Exercise goal:
Begin with the first line of the material and copy each line word for word through the line that contains "return xs, ys"; the pictures are left out.

Entries:
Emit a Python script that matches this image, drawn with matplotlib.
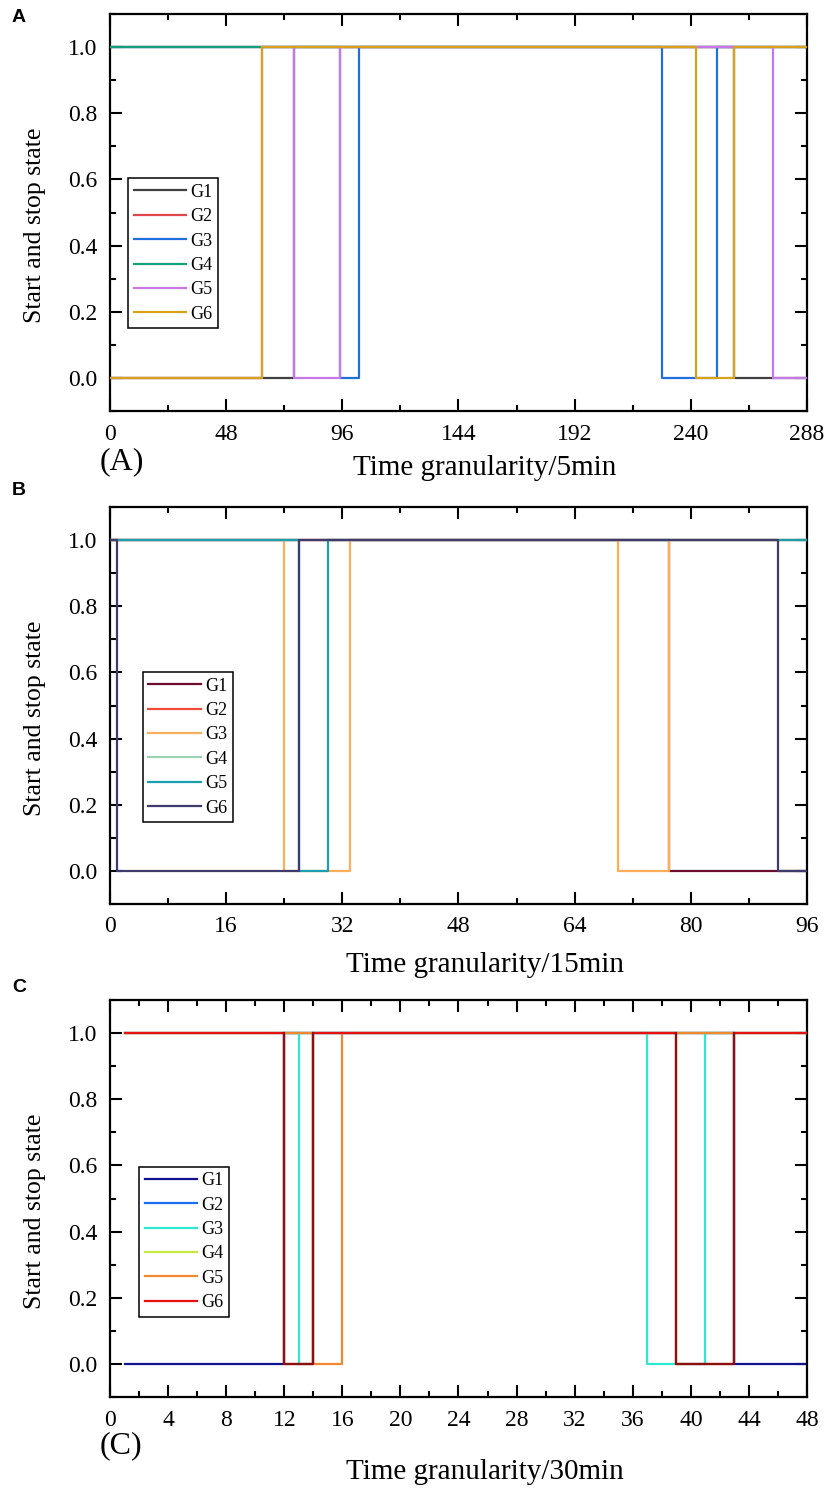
import matplotlib
matplotlib.use("Agg")
import matplotlib.pyplot as plt
from matplotlib.ticker import MultipleLocator

plt.rcParams["font.family"] = ["Liberation Serif", "DejaVu Serif"]

LABELS = ["G1", "G2", "G3", "G4", "G5", "G6"]

# (A) 5 min granularity: off windows (start, end) per unit
a_span = (0, 288)
a_off = [
    [(0, 76), (258, 288)],
    [],
    [(95, 103), (228, 251)],
    [],
    [(0, 63), (76, 95), (274, 288)],
    [(0, 63), (242, 258)],
]
a_colors = ["#404040", "#e0474c", "#1f6fe0", "#14a07a", "#c678e8", "#d9a01a"]

# (B) 15 min granularity
b_span = (0, 96)
b_off = [
    [(77, 96)],
    [],
    [(24, 33), (70, 77)],
    [],
    [(26, 30)],
    [(1, 26), (92, 96)],
]
b_colors = ["#6a0d2e", "#f04a3a", "#fdae5a", "#9bd4b4", "#1a9fb0", "#3f3b6c"]

# (C) 30 min granularity
c_span = (1, 48)
c_off = [
    [(1, 12), (43, 48)],
    [],
    [(13, 14), (37, 41)],
    [],
    [(14, 16)],
    [(12, 14), (39, 43)],
]
c_trip = [(12, 14), (39, 43)]  # dark red switching traces, no legend entry
c_colors = ["#10128f", "#1a6ff0", "#2ee8d0", "#c8e840", "#f08830", "#e81010"]
c_trip_color = "#8b1010"


def step_xy(off, t0, t1):
    xs, ys = [t0], [0 if off and off[0][0] <= t0 else 1]
    for a, b in off:
        if a > t0:
            xs += [a, a]
            ys += [1, 0]
        if b < t1:
            xs += [b, b]
            ys += [0, 1]
    xs.append(t1)
    ys.append(ys[-1])
    return xs, ys


def draw_panel(ax, span, offs, colors, xmajor, xminor, xlabel, legend_xy, xlabel_y):
    for i, (off, col) in enumerate(zip(offs, colors)):
        xs, ys = step_xy(off, *span)
        ax.plot(xs, ys, color=col, lw=1.6, label=LABELS[i], zorder=2 + i)
    ax.set_xlim(0, xmajor * round(span[1] / xmajor))
    ax.set_ylim(-0.1, 1.1)
    ax.xaxis.set_major_locator(MultipleLocator(xmajor))
    ax.xaxis.set_minor_locator(MultipleLocator(xminor))
    ax.yaxis.set_major_locator(MultipleLocator(0.2))
    ax.yaxis.set_minor_locator(MultipleLocator(0.1))
    ax.yaxis.set_major_formatter(lambda v, p: f"{v:.1f}")
    ax.tick_params(which="both", direction="in", top=True, right=True,
                   width=1.5, labelsize=17)
    ax.tick_params(which="major", length=8.5)
    ax.tick_params(which="minor", length=4.5)
    ax.tick_params(axis="x", pad=9)
    ax.tick_params(axis="y", pad=9)
    for sp in ax.spines.values():
        sp.set_linewidth(1.6)
    ax.set_xlabel(xlabel, fontsize=21)
    ax.xaxis.set_label_coords(0.538, xlabel_y)
    ax.xaxis.label.set_va("center")
    ax.set_ylabel("Start and stop state", fontsize=18.5)
    ax.yaxis.set_label_coords(-0.108, 0.467)
    ax.yaxis.label.set_va("center")
    leg = ax.legend(loc="upper left", bbox_to_anchor=legend_xy, fontsize=13,
                    handlelength=2.9, handletextpad=0.25, labelspacing=0.41,
                    borderpad=0.3, fancybox=False, framealpha=1,
                    edgecolor="black", borderaxespad=0)
    leg.get_frame().set_linewidth(1.1)
    leg.set_zorder(20)


fig = plt.figure(figsize=(8.29, 14.88), dpi=100)
left, width, height = 110 / 829, 697 / 829, 397 / 1488
ax_a = fig.add_axes([left, (1488 - 411) / 1488, width, height])
ax_b = fig.add_axes([left, (1488 - 904) / 1488, width, height])
ax_c = fig.add_axes([left, (1488 - 1397) / 1488, width, height])

draw_panel(ax_a, a_span, a_off, a_colors, 48, 24, "Time granularity/5min",
           (0.026, 0.586), -0.143)
draw_panel(ax_b, b_span, b_off, b_colors, 16, 8, "Time granularity/15min",
           (0.047, 0.584), -0.154)
draw_panel(ax_c, c_span, c_off, c_colors, 4, 2, "Time granularity/30min",
           (0.042, 0.58), -0.189)
for a, b in c_trip:
    ax_c.plot([a, a, b, b], [1, 0, 0, 1], color=c_trip_color, lw=1.6, zorder=9)

for txt, y in [("A", 18), ("B", 490), ("C", 987)]:
    fig.text(12 / 829, 1 - y / 1488, txt, fontsize=14, fontweight="bold",
             family="Liberation Sans", va="center", ha="left")
fig.text(100 / 829, 1 - 462 / 1488, "(A)", fontsize=23, va="center", ha="left")
fig.text(100 / 829, 1 - 1446 / 1488, "(C)", fontsize=23, va="center", ha="left")

fig.savefig("out.png", dpi=100)
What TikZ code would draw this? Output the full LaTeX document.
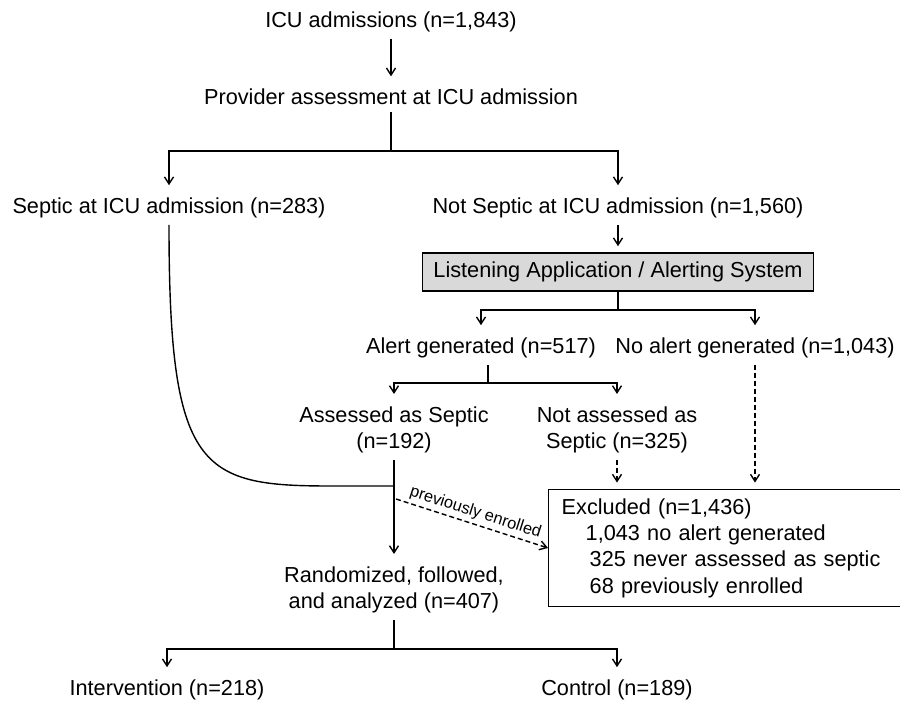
\documentclass[tikz,border=0pt]{standalone}
\usepackage{fontspec}
\setmainfont{Liberation Sans}
\usetikzlibrary{arrows.meta}
\begin{document}
\begin{tikzpicture}[x=0.5pt,y=-0.5pt,
  font=\fontsize{10.85}{13.2}\selectfont,
  line width=0.7pt,
  >={Straight Barb[length=3.5pt,width=4.5pt]},
  every node/.style={inner sep=3pt},
  arr/.style={->,shorten >=3pt},
  dsh/.style={dash pattern=on 2.5pt off 1.5pt},
  graybox/.style={draw,fill=black!15,inner xsep=5.5pt,inner ysep=4.5pt},
  exclbox/.style={draw,align=left,text width=185pt,inner xsep=6.5pt,inner ysep=4.5pt}]
\useasboundingbox (0,0) rectangle (900,704);
\node
(icu) at (391,22) {ICU admissions (n=1,843)};
\node
(prov) at (391,97) {Provider assessment at ICU admission};
\node
(septic) at (169,208) {Septic at ICU admission (n=283)};
\node
(notseptic) at (618,208) {Not Septic at ICU admission (n=1,560)};
\node[graybox]
(las) at (618,272) {Listening Application / Alerting System};
\node
(alert) at (481,348) {Alert generated (n=517)};
\node
(noalert) at (755,348) {No alert generated (n=1,043)};
\node[align=center]
(assessed) at (394,430) {Assessed as Septic\\(n=192)};
\node[align=center]
(notassessed) at (617,430) {Not assessed as\\Septic (n=325)};
\node[align=center]
(rand) at (394,590) {Randomized, followed,\\and analyzed (n=407)};
\node[exclbox,anchor=west]
(excl) at (548,548) {Excluded (n=1,436)\\
\hspace*{12pt}1,043 no alert generated\\
\hspace*{14pt}325 never assessed as septic\\
\hspace*{14pt}68 previously enrolled};
\node
(interv) at (167,690) {Intervention (n=218)};
\node
(ctrl) at (617,690) {Control (n=189)};
\coordinate (split1) at (391,151);
\coordinate (split2) at (618,310);
\coordinate (split3) at (488,383);
\coordinate (join) at (394,486);
\coordinate (branch) at (396,499);
\coordinate (split4) at (394,649);
% top part
\draw[arr](icu) -- (prov);
\draw(prov) -- (split1);
\draw[arr](split1) -| (septic.north);
\draw[arr](split1) -| (notseptic.north);
\draw[arr](notseptic) -- (las);
% alerting system
\draw(las) -- (split2);
\draw[arr](split2) -| (alert.north);
\draw[arr](split2) -| (noalert.north);
\draw(alert.south -| split3) -- (split3);
\draw[arr](split3) -| (assessed.north);
\draw[arr](split3) -| (notassessed.north);
% excluded
\draw[arr,dsh](noalert.south) -- (noalert.south |- excl.north);
\draw[arr,dsh](notassessed.south) -- (notassessed.south |- excl.north);
% randomized
\draw(septic.south) .. controls (169,470) and (200,486) .. (330,486) -- (join);
\draw[arr](assessed) -- (rand);
\draw[->,dsh](branch) -- (excl.west)
  node[midway,above,sloped,inner sep=1.5pt,font=\fontsize{8.2}{9}\selectfont] {previously enrolled};
\draw(rand) -- (split4);
\draw[arr](split4) -| (interv.north);
\draw[arr](split4) -| (ctrl.north);
\end{tikzpicture}
\end{document}
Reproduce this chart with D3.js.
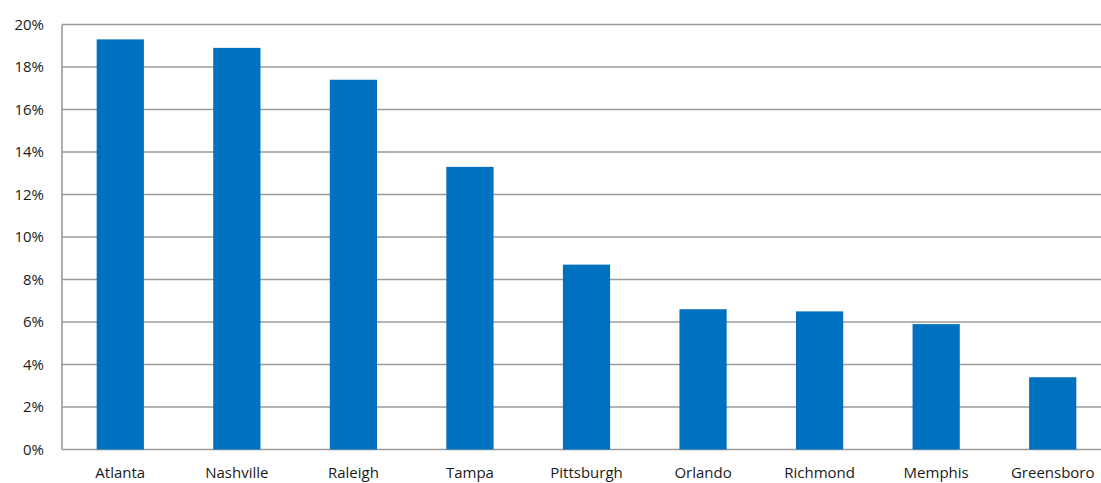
<!DOCTYPE html>
<html>
<head>
<meta charset="utf-8">
<script src="https://cdn.jsdelivr.net/npm/d3@7"></script>
<style>
  html, body { margin: 0; padding: 0; background: #fff; }
  svg { display: block; }
  text { font-family: "Open Sans", "Liberation Sans", sans-serif; fill: #1a1a1a; }
</style>
</head>
<body>
<svg id="chart" width="1101" height="483"></svg>
<script>
// Share by metro area (percent)
const cities = ["Atlanta", "Nashville", "Raleigh", "Tampa", "Pittsburgh", "Orlando", "Richmond", "Memphis", "Greensboro"];
const shares = [19.3, 18.9, 17.4, 13.3, 8.7, 6.6, 6.5, 5.9, 3.4];
const yTicks = [0, 2, 4, 6, 8, 10, 12, 14, 16, 18, 20];

const W = 1101;
const plotLeft = 62, plotTop = 24.5, plotBottom = 449.5, plotRight = 1111;

const svg = d3.select("#chart");

const x = d3.scaleBand().domain(cities).range([plotLeft, plotRight]).paddingInner(0.595).paddingOuter(0.2975);
const y = d3.scaleLinear().domain([0, 20]).range([plotBottom, plotTop]);

// horizontal gridlines
svg.append("g")
  .selectAll("line")
  .data(yTicks)
  .join("line")
  .attr("x1", plotLeft).attr("x2", W)
  .attr("y1", d => y(d)).attr("y2", d => y(d))
  .attr("stroke", "#9a9a9a")
  .attr("stroke-width", 1.6);

// bars
svg.append("g")
  .selectAll("rect")
  .data(cities.map((c, i) => ({ c, v: shares[i] })))
  .join("rect")
  .attr("x", d => x(d.c))
  .attr("width", x.bandwidth())
  .attr("y", d => y(d.v))
  .attr("height", d => y(0) - y(d.v))
  .attr("fill", "#0070C0");

// y axis line
svg.append("line")
  .attr("x1", plotLeft).attr("x2", plotLeft)
  .attr("y1", plotTop).attr("y2", plotBottom)
  .attr("stroke", "#9a9a9a").attr("stroke-width", 1.6);

// y tick labels
const yAxis = d3.axisLeft(y).tickValues(yTicks).tickFormat(d => d + "%").tickSize(0).tickPadding(18);
const gy = svg.append("g").attr("transform", `translate(${plotLeft},0)`).call(yAxis);
gy.select(".domain").remove();
gy.selectAll("text").style("font-size", "15px").attr("fill", "#1a1a1a").style("font-family", "\"Open Sans\", sans-serif");

// category labels
const xAxis = d3.axisBottom(x).tickSize(0).tickPadding(18);
const gx = svg.append("g").attr("transform", `translate(0,${plotBottom})`).call(xAxis);
gx.select(".domain").remove();
gx.selectAll("text").style("font-size", "15px").attr("fill", "#1a1a1a").style("font-family", "\"Open Sans\", sans-serif");
</script>
</body>
</html>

Solution for this task:
Emit a Python script that matches this image, drawn with matplotlib.
import matplotlib
matplotlib.use("Agg")
import matplotlib.pyplot as plt
from matplotlib.ticker import MultipleLocator

plt.rcParams["font.family"] = ["Liberation Serif", "DejaVu Serif"]

LABELS = ["G1", "G2", "G3", "G4", "G5", "G6"]

# (A) 5 min granularity: off windows (start, end) per unit
a_span = (0, 288)
a_off = [
    [(0, 76), (258, 288)],
    [],
    [(95, 103), (228, 251)],
    [],
    [(0, 63), (76, 95), (274, 288)],
    [(0, 63), (242, 258)],
]
a_colors = ["#404040", "#e0474c", "#1f6fe0", "#14a07a", "#c678e8", "#d9a01a"]

# (B) 15 min granularity
b_span = (0, 96)
b_off = [
    [(77, 96)],
    [],
    [(24, 33), (70, 77)],
    [],
    [(26, 30)],
    [(1, 26), (92, 96)],
]
b_colors = ["#6a0d2e", "#f04a3a", "#fdae5a", "#9bd4b4", "#1a9fb0", "#3f3b6c"]

# (C) 30 min granularity
c_span = (1, 48)
c_off = [
    [(1, 12), (43, 48)],
    [],
    [(13, 14), (37, 41)],
    [],
    [(14, 16)],
    [(12, 14), (39, 43)],
]
c_trip = [(12, 14), (39, 43)]  # dark red switching traces, no legend entry
c_colors = ["#10128f", "#1a6ff0", "#2ee8d0", "#c8e840", "#f08830", "#e81010"]
c_trip_color = "#8b1010"


def step_xy(off, t0, t1):
    xs, ys = [t0], [0 if off and off[0][0] <= t0 else 1]
    for a, b in off:
        if a > t0:
            xs += [a, a]
            ys += [1, 0]
        if b < t1:
            xs += [b, b]
            ys += [0, 1]
    xs.append(t1)
    ys.append(ys[-1])
    return xs, ys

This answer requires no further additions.